2000-2019
Harmony Oaks Farm
When Carolyn and I married in 1999, she sold her farm in Coos Bay before moving to my home in Portland, but brought along her beloved Quarter Horse named Lady and an Arabian gelding called Spri. My home had a beautiful view but no land for horses, so they had to be boarded many miles away, an unhappy situation for Carolyn, Lady, and Spri. We soon remedied this by moving to a farmhouse on 50 acres of land near North Plains, which we named Harmony Oaks Farm.
This was a bit of an adjustment for me, a guy who previously might list dirt, smells, and manual labor as his least favorite things. With only a dirt road for access, my nice shiny Lexus SC400 suffered flat tires and was always dusty, and there was no one to clear snow from our long driveway. Our vehicular fleet needed a makeover: a Toyota pickup replaced the Lexus, and a Kubota BX24 tractor with front-end loader and backhoe was added. I learned how to make compost using the front-end loader to combine the horse manure with grass clippings. Then I had to learn to operate the backhoe to dig trenches for various water and electrical lines. My favorite tractor job was building trails and roads!

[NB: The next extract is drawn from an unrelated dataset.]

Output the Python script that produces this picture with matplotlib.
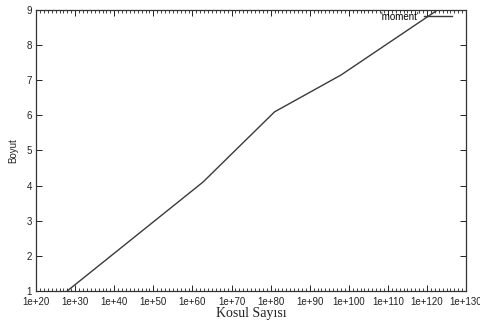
import numpy as np
import matplotlib.pyplot as plt
from matplotlib.ticker import FixedLocator, FuncFormatter

# kosul sayisi (log10) ve boyut degerleri
kosul_us = [28, 62.7, 81, 98, 124]
boyut = [1.0, 4.1, 6.1, 7.15, 9.1]
x_etiket_us = list(range(20, 131, 10))
y_etiket = list(range(1, 10))

kosul = [10.0**u for u in kosul_us]

fig = plt.figure(figsize=(4.81, 3.25), dpi=100)
ax = fig.add_axes([0.075, 0.105, 0.894, 0.864])

ax.plot(kosul, boyut, color='#3a3a3a', lw=1.0, label="'moment'")
ax.set_xscale('log')
ax.set_xlim(1e20, 1e130)
ax.set_ylim(1, 9)

ax.xaxis.set_major_locator(FixedLocator([10.0**u for u in x_etiket_us]))
ax.xaxis.set_minor_locator(FixedLocator([10.0**u for u in range(20, 131)]))
ax.xaxis.set_major_formatter(FuncFormatter(lambda v, p: '1e+%d' % round(np.log10(v))))
ax.xaxis.set_minor_formatter(FuncFormatter(lambda v, p: ''))
ax.set_yticks(y_etiket)

ax.tick_params(which='both', direction='in', top=True, right=True,
               labelsize=7, colors='#222222', pad=3)
ax.tick_params(axis='x', which='major', pad=4.5)
ax.tick_params(which='major', length=4, width=0.7)
ax.tick_params(which='minor', length=2, width=0.6)
for lab in ax.get_xticklabels() + ax.get_yticklabels():
    lab.set_fontfamily('Liberation Sans')
for s in ax.spines.values():
    s.set_color('#333333')
    s.set_linewidth(0.9)

ax.set_xlabel('Kosul Sayısı', fontfamily='Liberation Serif', fontsize=10, labelpad=0, color='#222222')
ax.set_ylabel('Boyut', fontfamily='Liberation Sans', fontsize=7, labelpad=6, color='#222222')

leg = ax.legend(loc='upper right', bbox_to_anchor=(0.977, 1.008), frameon=False,
                prop={'family': 'Liberation Sans', 'size': 7},
                handlelength=2.9, handletextpad=0.5, markerfirst=False,
                borderaxespad=0)

fig.savefig('out.png', dpi=100)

Besides the tractor, there was a lawn mower, a chipper, a tiller, a blower, a trimmer, a pressure washer, a chainsaw and I can’t remember what else. That meant a lot of fussy small gasoline engines to maintain! My solution: an electric utility cart (basically a Yamaha golf cart with a dump bed), modeled here by Carolyn and Riley. Once I added a 48VDC to 110VAC inverter, we had a rig that could pull a dump trailer and supply 1500 watts of AC power anywhere on the property. The small gas engine tools were replaced with electric ones, and even larger electrical appliances — like a shop vac — gained new uses. Finally, mounting an electric leaf blower to the cart’s front bumper gave us a driveable street sweeper that made quick work of our 1/2 mile of driveways.
We needed to keep the crop area productive, but many farmers in the neighborhood were retiring. Eventually we found a farmer who, though elderly, planted alfalfa on our land and brought in several harvests a year. We fed our horses some and sold off the surplus.